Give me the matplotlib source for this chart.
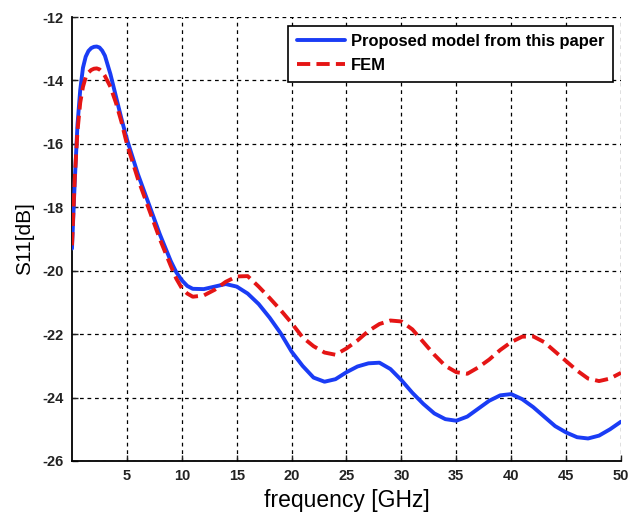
import matplotlib
matplotlib.use("Agg")
import matplotlib.pyplot as plt

plt.rcParams['font.family'] = ['Liberation Sans', 'DejaVu Sans']

# Frequency samples (GHz)
freq = [0, 0.25, 0.5, 0.75, 1, 1.25, 1.5, 1.75, 2, 2.25, 2.5, 2.75, 3, 3.5, 4, 4.5, 5,
        6, 7, 8, 9, 9.5, 10, 10.5, 11, 12, 13, 14, 15, 16,
        17, 18, 19, 20, 21, 22, 23, 24, 25, 26, 27, 28, 29, 30, 31, 32, 33, 34, 35,
        36, 37, 38, 39, 40, 41, 42, 43, 44, 45, 46, 47, 48, 49, 50]

# S11 of the proposed model (dB)
s11_model = [-19.3, -17.2, -15.4, -14.3, -13.6, -13.25, -13.07, -12.98, -12.94, -12.93,
             -12.96, -13.06, -13.22, -13.8, -14.5, -15.2, -15.85,
             -16.95, -17.9, -18.85, -19.7, -20.05, -20.3, -20.48, -20.57, -20.58, -20.5,
             -20.42, -20.5, -20.72,
             -21.05, -21.48, -21.97, -22.55, -23.0, -23.37, -23.5, -23.42, -23.2, -23.02,
             -22.92, -22.9, -23.1, -23.45, -23.85, -24.2, -24.5, -24.68, -24.73,
             -24.6, -24.35, -24.1, -23.93, -23.89, -24.05, -24.3, -24.6, -24.9, -25.1,
             -25.25, -25.29, -25.2, -25.0, -24.76]

# S11 from FEM simulation (dB)
s11_fem = [-19.2, -17.1, -15.6, -14.7, -14.2, -13.9, -13.75, -13.67, -13.63, -13.62,
           -13.65, -13.73, -13.86, -14.2, -14.7, -15.3, -16.0,
           -17.1, -18.05, -19.0, -19.85, -20.25, -20.55, -20.72, -20.82, -20.78, -20.6,
           -20.35, -20.18, -20.17,
           -20.5, -20.86, -21.24, -21.65, -22.1, -22.38, -22.58, -22.65, -22.45, -22.2,
           -21.9, -21.68, -21.57, -21.6, -21.85, -22.25, -22.65, -23.0, -23.2,
           -23.25, -23.05, -22.8, -22.5, -22.25, -22.08, -22.07, -22.25, -22.55, -22.85,
           -23.15, -23.4, -23.48, -23.4, -23.22]

xticks = [5, 10, 15, 20, 25, 30, 35, 40, 45, 50]
yticks = [-12, -14, -16, -18, -20, -22, -24, -26]

fig = plt.figure(figsize=(6.32, 5.16), dpi=100)
ax = fig.add_axes([0.1139, 0.1066, 0.8687, 0.8604])

ax.plot(freq, s11_model, color='#1a3cf5', lw=2.8, solid_capstyle='round',
        solid_joinstyle='round', label='Proposed model from this paper', zorder=3)
ax.plot(freq, s11_fem, color='#e51515', lw=2.8, dashes=(3.4, 1.6),
        dash_joinstyle='round', label='FEM', zorder=4)

ax.set_xlim(0, 50)
ax.set_ylim(-26, -12)
ax.set_xticks(xticks)
ax.set_yticks(yticks)
ax.set_xticklabels([str(t) for t in xticks], fontweight='bold', fontsize=10.5)
ax.set_yticklabels([str(t) for t in yticks], fontweight='bold', fontsize=10.5)
ax.tick_params(direction='in', length=4, width=1, colors='#222222', pad=6)

ax.grid(True, color='black', linestyle=(0, (3, 3)), linewidth=0.9)
for side in ('top', 'right'):
    ax.spines[side].set_visible(False)
for side in ('left', 'bottom'):
    ax.spines[side].set_linewidth(1.3)
    ax.spines[side].set_color('black')

ax.set_xlabel('frequency [GHz]', fontsize=16.5, labelpad=4)
ax.set_ylabel('S11[dB]', fontsize=15, labelpad=6)

leg = ax.legend(loc='upper right', bbox_to_anchor=(0.9855, 0.98),
                prop={'weight': 'bold', 'size': 11.9}, frameon=True,
                fancybox=False, framealpha=1, edgecolor='black',
                handlelength=2.95, handletextpad=0.35, borderpad=0.5,
                labelspacing=0.55, borderaxespad=0.0)
leg.get_frame().set_linewidth(1.2)

fig.savefig('out.png', dpi=100)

[Exercise description]
Restate the data above word for word. Do not include the images.

[Solution]
Give me the matplotlib source for this chart.
import matplotlib
matplotlib.use("Agg")
import matplotlib.pyplot as plt

plt.rcParams['font.family'] = ['Liberation Sans', 'DejaVu Sans']

# Frequency samples (GHz)
freq = [0, 0.25, 0.5, 0.75, 1, 1.25, 1.5, 1.75, 2, 2.25, 2.5, 2.75, 3, 3.5, 4, 4.5, 5,
        6, 7, 8, 9, 9.5, 10, 10.5, 11, 12, 13, 14, 15, 16,
        17, 18, 19, 20, 21, 22, 23, 24, 25, 26, 27, 28, 29, 30, 31, 32, 33, 34, 35,
        36, 37, 38, 39, 40, 41, 42, 43, 44, 45, 46, 47, 48, 49, 50]

# S11 of the proposed model (dB)
s11_model = [-19.3, -17.2, -15.4, -14.3, -13.6, -13.25, -13.07, -12.98, -12.94, -12.93,
             -12.96, -13.06, -13.22, -13.8, -14.5, -15.2, -15.85,
             -16.95, -17.9, -18.85, -19.7, -20.05, -20.3, -20.48, -20.57, -20.58, -20.5,
             -20.42, -20.5, -20.72,
             -21.05, -21.48, -21.97, -22.55, -23.0, -23.37, -23.5, -23.42, -23.2, -23.02,
             -22.92, -22.9, -23.1, -23.45, -23.85, -24.2, -24.5, -24.68, -24.73,
             -24.6, -24.35, -24.1, -23.93, -23.89, -24.05, -24.3, -24.6, -24.9, -25.1,
             -25.25, -25.29, -25.2, -25.0, -24.76]

# S11 from FEM simulation (dB)
s11_fem = [-19.2, -17.1, -15.6, -14.7, -14.2, -13.9, -13.75, -13.67, -13.63, -13.62,
           -13.65, -13.73, -13.86, -14.2, -14.7, -15.3, -16.0,
           -17.1, -18.05, -19.0, -19.85, -20.25, -20.55, -20.72, -20.82, -20.78, -20.6,
           -20.35, -20.18, -20.17,
           -20.5, -20.86, -21.24, -21.65, -22.1, -22.38, -22.58, -22.65, -22.45, -22.2,
           -21.9, -21.68, -21.57, -21.6, -21.85, -22.25, -22.65, -23.0, -23.2,
           -23.25, -23.05, -22.8, -22.5, -22.25, -22.08, -22.07, -22.25, -22.55, -22.85,
           -23.15, -23.4, -23.48, -23.4, -23.22]

xticks = [5, 10, 15, 20, 25, 30, 35, 40, 45, 50]
yticks = [-12, -14, -16, -18, -20, -22, -24, -26]

fig = plt.figure(figsize=(6.32, 5.16), dpi=100)
ax = fig.add_axes([0.1139, 0.1066, 0.8687, 0.8604])

ax.plot(freq, s11_model, color='#1a3cf5', lw=2.8, solid_capstyle='round',
        solid_joinstyle='round', label='Proposed model from this paper', zorder=3)
ax.plot(freq, s11_fem, color='#e51515', lw=2.8, dashes=(3.4, 1.6),
        dash_joinstyle='round', label='FEM', zorder=4)

ax.set_xlim(0, 50)
ax.set_ylim(-26, -12)
ax.set_xticks(xticks)
ax.set_yticks(yticks)
ax.set_xticklabels([str(t) for t in xticks], fontweight='bold', fontsize=10.5)
ax.set_yticklabels([str(t) for t in yticks], fontweight='bold', fontsize=10.5)
ax.tick_params(direction='in', length=4, width=1, colors='#222222', pad=6)

ax.grid(True, color='black', linestyle=(0, (3, 3)), linewidth=0.9)
for side in ('top', 'right'):
    ax.spines[side].set_visible(False)
for side in ('left', 'bottom'):
    ax.spines[side].set_linewidth(1.3)
    ax.spines[side].set_color('black')

ax.set_xlabel('frequency [GHz]', fontsize=16.5, labelpad=4)
ax.set_ylabel('S11[dB]', fontsize=15, labelpad=6)

leg = ax.legend(loc='upper right', bbox_to_anchor=(0.9855, 0.98),
                prop={'weight': 'bold', 'size': 11.9}, frameon=True,
                fancybox=False, framealpha=1, edgecolor='black',
                handlelength=2.95, handletextpad=0.35, borderpad=0.5,
                labelspacing=0.55, borderaxespad=0.0)
leg.get_frame().set_linewidth(1.2)

fig.savefig('out.png', dpi=100)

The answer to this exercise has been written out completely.